Many people celebrate Valentine’s Day in the United States, Canada, and around the world. But do many of those people know how Valentine’s Day came to be celebrated as it is today? Who knows where this tradition of sending romantic, funny or poetic cards to each other comes from? And why did we pick February 14 as the date?
Many schoolchildren hold classroom parties where they put their cards into a box and someone distributes all the cards to the proper persons. Older children, like high school kids, hold dances at their schools and pass out candy baskets and cards with cupids on them to their valentines or sweethearts.
Adults do the same things, just on a more intimate scale. For some reason or another, winged fat children and hearts with arrows through them are the chosen images of the special occasion.

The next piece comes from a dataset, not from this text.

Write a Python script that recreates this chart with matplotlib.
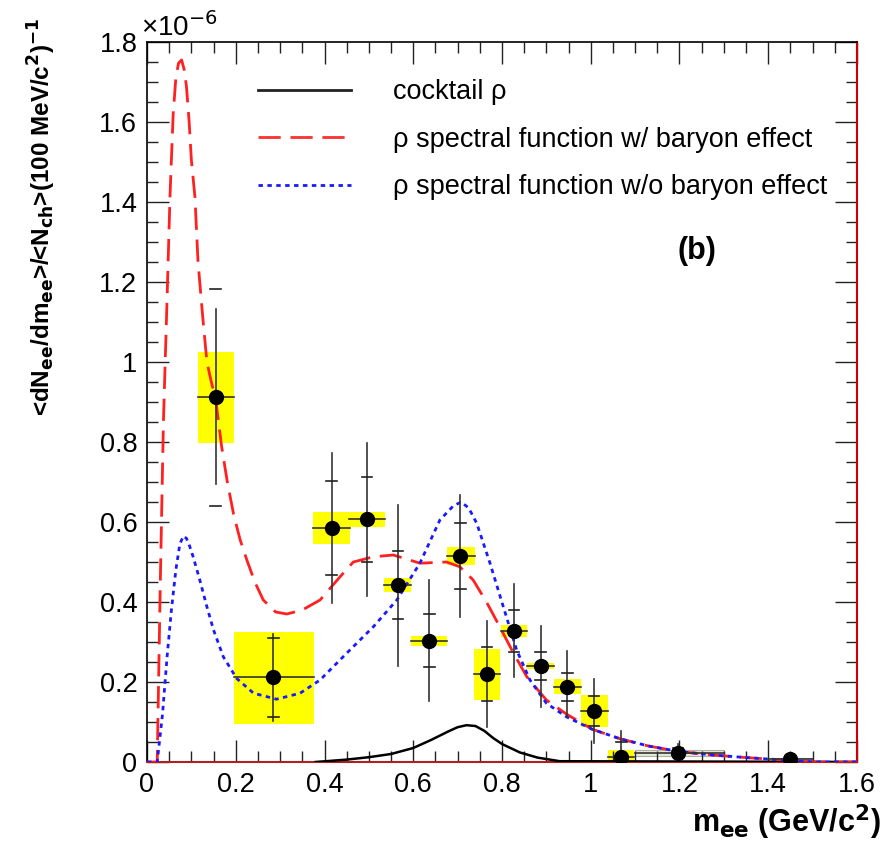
import matplotlib
matplotlib.use("Agg")
import matplotlib.pyplot as plt
from matplotlib.patches import Rectangle
from matplotlib.ticker import MultipleLocator

plt.rcParams['font.family'] = ['Liberation Sans', 'DejaVu Sans']

# ---- data (values in units of 1e-6) ----
x_pts = [0.155, 0.285, 0.416, 0.496, 0.566, 0.636, 0.706, 0.766, 0.827, 0.887, 0.947, 1.007, 1.069, 1.197, 1.449]
y_pts = [0.912, 0.212, 0.584, 0.607, 0.443, 0.303, 0.515, 0.220, 0.328, 0.240, 0.188, 0.128, 0.013, 0.023, 0.007]
bin_lo = [0.114, 0.195, 0.375, 0.456, 0.534, 0.596, 0.677, 0.737, 0.797, 0.856, 0.917, 0.977, 1.038, 1.10, 1.40]
bin_hi = [0.195, 0.376, 0.457, 0.536, 0.596, 0.677, 0.739, 0.795, 0.857, 0.917, 0.977, 1.038, 1.098, 1.30, 1.50]
box_lo = [0.798, 0.096, 0.545, 0.587, 0.426, 0.291, 0.4925, 0.156, 0.312, 0.232, 0.169, 0.088, 0.000, 0.015, 0.003]
box_hi = [1.024, 0.326, 0.624, 0.626, 0.459, 0.315, 0.537, 0.283, 0.3425, 0.248, 0.207, 0.1675, 0.030, 0.031, 0.011]
line_lo = [0.695, 0.103, 0.398, 0.415, 0.240, 0.1525, 0.363, 0.088, 0.212, 0.137, 0.113, 0.048, 0.000, 0.010, 0.000]
line_hi = [1.132, 0.320, 0.773, 0.798, 0.6425, 0.455, 0.6675, 0.3525, 0.444, 0.340, 0.278, 0.2075, 0.078, 0.045, 0.012]
cap_lo = [0.641, 0.112, 0.468, 0.501, 0.3575, 0.2375, 0.4325, 0.1525, 0.276, 0.205, 0.153, 0.090, 0.000, 0.012, 0.002]
cap_hi = [1.182, 0.309, 0.703, 0.713, 0.5275, 0.370, 0.597, 0.287, 0.380, 0.276, 0.222, 0.165, 0.050, 0.035, 0.010]
has_box = [True]*13 + [False, False]

cocktail_x = [0.38, 0.45, 0.50, 0.55, 0.60, 0.64, 0.68, 0.70, 0.72, 0.74, 0.76, 0.78, 0.80, 0.84, 0.88, 0.93, 1.6]
cocktail_y = [0.0, 0.006, 0.012, 0.020, 0.035, 0.055, 0.077, 0.087, 0.092, 0.090, 0.078, 0.060, 0.045, 0.024, 0.011, 0.002, 0.0]

red_x = [0.0, 0.023, 0.030, 0.037, 0.045, 0.052, 0.059, 0.065, 0.071, 0.078, 0.084, 0.089, 0.095, 0.100, 0.108, 0.115,
         0.125, 0.135, 0.145, 0.155, 0.168, 0.181, 0.195, 0.210, 0.225, 0.243, 0.262, 0.29, 0.315, 0.35, 0.39, 0.435,
         0.465, 0.51, 0.555, 0.615, 0.675, 0.705, 0.735, 0.765, 0.795, 0.826, 0.856, 0.90, 0.945, 1.003, 1.066,
         1.13, 1.20, 1.28, 1.351, 1.42, 1.50, 1.6]
red_y = [0.0, 0.0, 0.45, 0.85, 1.15, 1.42, 1.62, 1.71, 1.747, 1.755, 1.73, 1.688, 1.60, 1.505, 1.413, 1.25,
         1.12, 1.0, 0.95, 0.905, 0.79, 0.70, 0.62, 0.555, 0.505, 0.45, 0.405, 0.375, 0.37, 0.38, 0.405, 0.463,
         0.50, 0.513, 0.5175, 0.497, 0.50, 0.488, 0.455, 0.40, 0.338, 0.272, 0.213, 0.155, 0.12, 0.082, 0.058,
         0.040, 0.026, 0.017, 0.011, 0.006, 0.0, 0.0]

blue_x = [0.0, 0.023, 0.035, 0.045, 0.055, 0.065, 0.074, 0.082, 0.089, 0.096, 0.104, 0.119, 0.135, 0.15, 0.172, 0.202,
          0.24, 0.292, 0.345, 0.39, 0.45, 0.51, 0.563, 0.615, 0.66, 0.69, 0.708, 0.725, 0.743, 0.773, 0.803, 0.833,
          0.863, 0.90, 0.945, 1.003, 1.066, 1.13, 1.20, 1.28, 1.351, 1.42, 1.50, 1.6]
blue_y = [0.0, 0.0, 0.12, 0.26, 0.38, 0.48, 0.545, 0.565, 0.559, 0.54, 0.513, 0.455, 0.388, 0.33, 0.263, 0.209,
          0.172, 0.157, 0.172, 0.205, 0.272, 0.338, 0.405, 0.497, 0.605, 0.64, 0.650, 0.635, 0.597, 0.497, 0.388, 0.28,
          0.205, 0.147, 0.113, 0.082, 0.058, 0.040, 0.026, 0.017, 0.011, 0.006, 0.0, 0.0]

x_ticks = [0, 0.2, 0.4, 0.6, 0.8, 1.0, 1.2, 1.4, 1.6]
x_ticklabels = ['0', '0.2', '0.4', '0.6', '0.8', '1', '1.2', '1.4', '1.6']
y_ticks = [0, 0.2, 0.4, 0.6, 0.8, 1.0, 1.2, 1.4, 1.6, 1.8]
y_ticklabels = ['0', '0.2', '0.4', '0.6', '0.8', '1', '1.2', '1.4', '1.6', '1.8']

legend_labels = ['cocktail ρ', 'ρ spectral function w/ baryon effect', 'ρ spectral function w/o baryon effect']

# ---- figure ----
W, H = 890, 842
fig = plt.figure(figsize=(W/100, H/100), dpi=100)
ax = fig.add_axes([147/W, 80/H, 710/W, 720/H])
ax.set_xlim(0, 1.6)
ax.set_ylim(0, 1.8)

# systematic boxes
for i in range(len(x_pts)):
    if has_box[i]:
        ax.add_patch(Rectangle((bin_lo[i], box_lo[i]), bin_hi[i]-bin_lo[i], box_hi[i]-box_lo[i],
                               facecolor='#ffff00', edgecolor='none', zorder=1))
    else:
        ax.add_patch(Rectangle((bin_lo[i], box_lo[i]), bin_hi[i]-bin_lo[i], box_hi[i]-box_lo[i],
                               facecolor='#e8e8d8', edgecolor='#b0b0a0', lw=0.8, zorder=1))

# curves
ax.plot(cocktail_x, cocktail_y, color='black', lw=1.8, zorder=3)
ax.plot(red_x, red_y, color='#ff2020', lw=2.0, dashes=(8, 3.5), zorder=3)
ax.plot(blue_x, blue_y, color='#1a1aff', lw=2.0, dashes=(1.6, 1.6), zorder=3)

# error bars and points
for i in range(len(x_pts)):
    ax.plot([x_pts[i], x_pts[i]], [line_lo[i], line_hi[i]], color='#333333', lw=1.2, zorder=4)
    ax.plot([bin_lo[i], bin_hi[i]], [y_pts[i], y_pts[i]], color='#333333', lw=1.2, zorder=4)
    for cy in (cap_lo[i], cap_hi[i]):
        ax.plot([x_pts[i]-0.012, x_pts[i]+0.012], [cy, cy], color='#222222', lw=1.2, zorder=4)
ax.plot(x_pts, y_pts, 'o', color='black', markersize=10, zorder=5)

# legend
h1, = ax.plot([], [], color='#222222', lw=2.0)
h2, = ax.plot([], [], color='#ff3030', lw=2.0, dashes=(8, 3.5))
h3, = ax.plot([], [], color='#1a1aff', lw=2.0, dashes=(1.6, 1.6))
leg = ax.legend([h1, h2, h3], legend_labels,
                loc='upper left', bbox_to_anchor=((258-147)/710, (762-79)/720), frameon=False, fontsize=19.5,
                handlelength=3.45, handletextpad=1.55, labelspacing=0.8, borderpad=0, borderaxespad=0)

ax.text((697-147)/710, (762-251)/720, '(b)', transform=ax.transAxes, fontsize=22, fontweight='bold',
        ha='center', va='center')

# ticks
ax.set_xticks(x_ticks)
ax.set_xticklabels(x_ticklabels)
ax.set_yticks(y_ticks)
ax.set_yticklabels(y_ticklabels)
ax.xaxis.set_minor_locator(MultipleLocator(0.05))
ax.yaxis.set_minor_locator(MultipleLocator(0.05))
ax.tick_params(which='both', direction='in', top=True, right=True, labelsize=19.5, width=1.0, color='#222222')
ax.tick_params(which='major', length=16, pad=7)
ax.tick_params(which='minor', length=8)
for s in ['left', 'top']:
    ax.spines[s].set_linewidth(1.2)
ax.spines['right'].set_color('#cc0000')
ax.spines['right'].set_linewidth(1.5)
ax.spines['bottom'].set_color('#b02020')
ax.spines['bottom'].set_linewidth(1.5)

fig.text(141/W, 1 - 36/H, '×10$^{-6}$', fontsize=20, ha='left', va='baseline')

fig.text(881/W, 1 - 832/H, 'm$_{\\mathbf{ee}}$ (GeV/c$^{\\mathbf{2}}$)', fontsize=22, fontweight='bold',
         ha='right', va='baseline')
fig.text(42/W, 1 - 18/H,
         '<dN$_{\\mathbf{ee}}$/dm$_{\\mathbf{ee}}$>/<N$_{\\mathbf{ch}}$>(100 MeV/c$^{\\mathbf{2}}$)$^{\\mathbf{-1}}$',
         fontsize=17.5, fontweight='bold', rotation=90, ha='center', va='top')

fig.savefig('out.png', dpi=100)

According to the “World Book Encyclopedia,” 1982 edition, St. Valentine’s Day may have one or more beginnings, traceable to such times, cultures, and people as the early Roman Empire, Christian saints named, “Valentine,” or the old English belief that birds choose their mates on this particular date. The ancient Romans celebrated a festival called Lupercalia on February 15 to have protection from wolves. Young men would whip people with the skins of animals. The women thought that being whipped would make them fertile.
Some say that there were actually more than one St. Valentines in the early Christian church. At least one Valentine was executed on February 14, around the year 269 AD. One of the stories says that he was imprisoned by the Romans for not worshipping their gods.
Since the children that he was friends with missed him badly, they sent him love letters through the cell bars in the window. That might explain the tradition of love letters a little better. It was Pope Gelasius, in 496 AD, that named the romantic holiday.
The tradition of giving cards and/or presents to one’s romantic crush has been around awhile and has undergone many different changes. The underlying message is, will be and always has been (at least since the times of the early Romans) one of romantic fancying and unconditional love.
Now if only that message would stay with humanity throughout the year, that would be something to celebrate.